* START *
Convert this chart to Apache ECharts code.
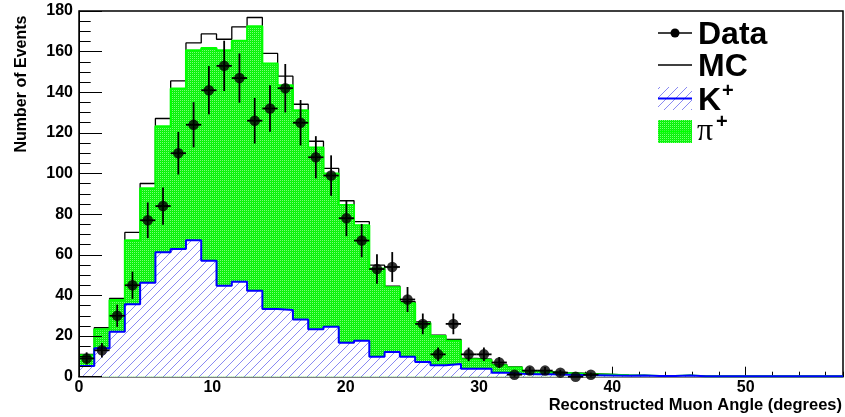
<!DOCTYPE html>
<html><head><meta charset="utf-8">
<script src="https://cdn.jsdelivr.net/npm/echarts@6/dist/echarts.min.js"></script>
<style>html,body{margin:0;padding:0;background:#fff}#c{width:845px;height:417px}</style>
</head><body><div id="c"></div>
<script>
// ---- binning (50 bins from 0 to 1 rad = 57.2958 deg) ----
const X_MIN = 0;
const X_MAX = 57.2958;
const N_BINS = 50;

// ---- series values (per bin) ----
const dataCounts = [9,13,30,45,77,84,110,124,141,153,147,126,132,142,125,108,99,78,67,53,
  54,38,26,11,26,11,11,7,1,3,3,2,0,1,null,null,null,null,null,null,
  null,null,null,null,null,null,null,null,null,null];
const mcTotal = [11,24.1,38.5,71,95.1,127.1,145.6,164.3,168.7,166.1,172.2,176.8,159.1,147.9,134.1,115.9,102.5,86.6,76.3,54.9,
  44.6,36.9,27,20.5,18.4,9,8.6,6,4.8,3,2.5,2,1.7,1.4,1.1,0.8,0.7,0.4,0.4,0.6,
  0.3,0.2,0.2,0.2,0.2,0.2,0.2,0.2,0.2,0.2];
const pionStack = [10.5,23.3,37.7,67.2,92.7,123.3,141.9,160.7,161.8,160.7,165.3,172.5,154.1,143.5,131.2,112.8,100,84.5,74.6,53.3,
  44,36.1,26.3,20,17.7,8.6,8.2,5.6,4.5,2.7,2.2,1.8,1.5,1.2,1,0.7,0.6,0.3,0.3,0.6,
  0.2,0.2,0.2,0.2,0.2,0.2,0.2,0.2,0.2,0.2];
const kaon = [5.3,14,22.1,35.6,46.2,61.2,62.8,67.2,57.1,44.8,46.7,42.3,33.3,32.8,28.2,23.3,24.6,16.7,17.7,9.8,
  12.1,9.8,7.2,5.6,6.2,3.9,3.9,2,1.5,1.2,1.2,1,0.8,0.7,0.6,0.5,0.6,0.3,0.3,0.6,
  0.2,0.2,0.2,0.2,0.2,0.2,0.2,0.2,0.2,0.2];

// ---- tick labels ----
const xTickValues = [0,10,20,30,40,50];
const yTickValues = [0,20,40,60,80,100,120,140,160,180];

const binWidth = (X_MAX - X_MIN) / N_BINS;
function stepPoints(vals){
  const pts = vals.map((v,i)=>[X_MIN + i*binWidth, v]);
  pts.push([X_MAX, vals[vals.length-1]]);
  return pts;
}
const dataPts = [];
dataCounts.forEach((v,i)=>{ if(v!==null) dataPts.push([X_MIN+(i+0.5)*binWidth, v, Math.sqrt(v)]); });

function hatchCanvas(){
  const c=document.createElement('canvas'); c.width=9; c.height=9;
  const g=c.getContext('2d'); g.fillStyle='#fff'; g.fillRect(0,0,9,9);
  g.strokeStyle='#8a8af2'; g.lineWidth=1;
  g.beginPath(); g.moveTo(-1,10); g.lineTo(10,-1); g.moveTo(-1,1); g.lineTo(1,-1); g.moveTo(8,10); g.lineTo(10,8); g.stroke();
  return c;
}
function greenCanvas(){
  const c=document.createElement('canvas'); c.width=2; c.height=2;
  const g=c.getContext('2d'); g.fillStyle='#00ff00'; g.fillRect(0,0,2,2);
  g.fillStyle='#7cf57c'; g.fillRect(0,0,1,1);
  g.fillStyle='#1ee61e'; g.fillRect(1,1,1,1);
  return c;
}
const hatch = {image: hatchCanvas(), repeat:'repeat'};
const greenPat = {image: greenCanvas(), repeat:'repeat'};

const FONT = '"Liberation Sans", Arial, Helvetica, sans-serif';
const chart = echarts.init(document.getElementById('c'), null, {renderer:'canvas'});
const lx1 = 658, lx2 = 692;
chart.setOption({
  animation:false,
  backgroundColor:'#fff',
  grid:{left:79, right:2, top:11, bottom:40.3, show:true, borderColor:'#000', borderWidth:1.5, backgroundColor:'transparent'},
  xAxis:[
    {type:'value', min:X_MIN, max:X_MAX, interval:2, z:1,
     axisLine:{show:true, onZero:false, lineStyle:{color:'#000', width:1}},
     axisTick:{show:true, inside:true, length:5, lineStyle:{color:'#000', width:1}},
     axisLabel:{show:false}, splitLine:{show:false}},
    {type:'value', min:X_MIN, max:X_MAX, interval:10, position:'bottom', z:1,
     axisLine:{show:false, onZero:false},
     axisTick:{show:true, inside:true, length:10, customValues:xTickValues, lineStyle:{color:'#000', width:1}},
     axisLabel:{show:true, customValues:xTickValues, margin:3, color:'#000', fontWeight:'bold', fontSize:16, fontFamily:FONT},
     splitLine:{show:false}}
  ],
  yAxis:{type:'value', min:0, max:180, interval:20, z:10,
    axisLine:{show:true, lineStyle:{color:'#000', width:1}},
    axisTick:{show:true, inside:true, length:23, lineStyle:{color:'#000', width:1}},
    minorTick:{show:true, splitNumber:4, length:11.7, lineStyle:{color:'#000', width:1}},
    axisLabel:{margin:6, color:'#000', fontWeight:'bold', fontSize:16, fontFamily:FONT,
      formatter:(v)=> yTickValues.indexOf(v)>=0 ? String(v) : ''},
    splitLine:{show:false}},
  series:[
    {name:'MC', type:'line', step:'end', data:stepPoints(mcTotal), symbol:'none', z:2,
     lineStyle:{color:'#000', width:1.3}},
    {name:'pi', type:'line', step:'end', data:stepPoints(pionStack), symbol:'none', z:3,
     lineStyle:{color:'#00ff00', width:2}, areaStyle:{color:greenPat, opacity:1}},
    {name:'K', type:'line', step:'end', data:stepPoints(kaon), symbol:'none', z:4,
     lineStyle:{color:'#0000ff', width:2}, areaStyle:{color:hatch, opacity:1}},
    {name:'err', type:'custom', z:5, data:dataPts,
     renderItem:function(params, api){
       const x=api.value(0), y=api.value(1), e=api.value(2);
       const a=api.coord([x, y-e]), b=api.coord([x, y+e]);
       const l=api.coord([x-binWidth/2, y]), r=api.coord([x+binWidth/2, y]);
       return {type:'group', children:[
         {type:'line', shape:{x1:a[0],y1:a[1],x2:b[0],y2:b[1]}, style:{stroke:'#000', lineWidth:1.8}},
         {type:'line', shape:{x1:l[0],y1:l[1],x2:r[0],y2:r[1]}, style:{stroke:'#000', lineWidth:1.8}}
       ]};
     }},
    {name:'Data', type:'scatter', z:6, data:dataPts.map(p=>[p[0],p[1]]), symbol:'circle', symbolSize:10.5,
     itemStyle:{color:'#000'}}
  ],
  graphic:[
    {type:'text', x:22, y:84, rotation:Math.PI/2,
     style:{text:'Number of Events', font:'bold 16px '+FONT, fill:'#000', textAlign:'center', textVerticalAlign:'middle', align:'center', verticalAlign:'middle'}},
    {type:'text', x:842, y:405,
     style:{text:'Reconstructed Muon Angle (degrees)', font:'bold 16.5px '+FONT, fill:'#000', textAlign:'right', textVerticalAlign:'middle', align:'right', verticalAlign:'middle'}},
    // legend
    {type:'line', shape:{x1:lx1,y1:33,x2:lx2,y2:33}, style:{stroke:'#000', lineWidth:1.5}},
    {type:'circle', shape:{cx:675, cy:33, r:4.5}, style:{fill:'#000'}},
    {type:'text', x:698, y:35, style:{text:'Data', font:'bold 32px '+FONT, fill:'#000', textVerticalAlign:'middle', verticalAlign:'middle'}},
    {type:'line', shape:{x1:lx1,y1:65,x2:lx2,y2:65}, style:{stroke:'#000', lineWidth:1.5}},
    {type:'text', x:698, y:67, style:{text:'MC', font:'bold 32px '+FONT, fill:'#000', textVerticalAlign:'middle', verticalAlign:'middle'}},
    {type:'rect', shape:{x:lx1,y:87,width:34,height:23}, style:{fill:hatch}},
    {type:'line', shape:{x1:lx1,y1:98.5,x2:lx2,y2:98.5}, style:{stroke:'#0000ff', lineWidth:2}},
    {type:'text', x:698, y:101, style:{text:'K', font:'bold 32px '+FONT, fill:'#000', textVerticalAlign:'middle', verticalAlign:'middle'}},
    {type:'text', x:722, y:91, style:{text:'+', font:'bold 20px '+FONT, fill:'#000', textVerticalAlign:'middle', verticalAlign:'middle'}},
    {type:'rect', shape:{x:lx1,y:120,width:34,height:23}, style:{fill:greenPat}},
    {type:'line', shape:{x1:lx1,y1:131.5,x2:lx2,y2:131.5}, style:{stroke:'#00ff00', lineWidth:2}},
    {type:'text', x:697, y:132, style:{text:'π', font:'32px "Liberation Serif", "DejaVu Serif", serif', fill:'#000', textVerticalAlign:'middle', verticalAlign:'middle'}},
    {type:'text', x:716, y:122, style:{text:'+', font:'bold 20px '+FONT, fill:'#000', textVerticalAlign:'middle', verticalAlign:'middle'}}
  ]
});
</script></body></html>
* END *
> To be done
Everything from the first line of the listing above through the line that contains "const N_BINS = 50;" is to be restated word for word, minus the pictures.

> Output
Convert this chart to Apache ECharts code.
<!DOCTYPE html>
<html><head><meta charset="utf-8">
<script src="https://cdn.jsdelivr.net/npm/echarts@6/dist/echarts.min.js"></script>
<style>html,body{margin:0;padding:0;background:#fff}#c{width:845px;height:417px}</style>
</head><body><div id="c"></div>
<script>
// ---- binning (50 bins from 0 to 1 rad = 57.2958 deg) ----
const X_MIN = 0;
const X_MAX = 57.2958;
const N_BINS = 50;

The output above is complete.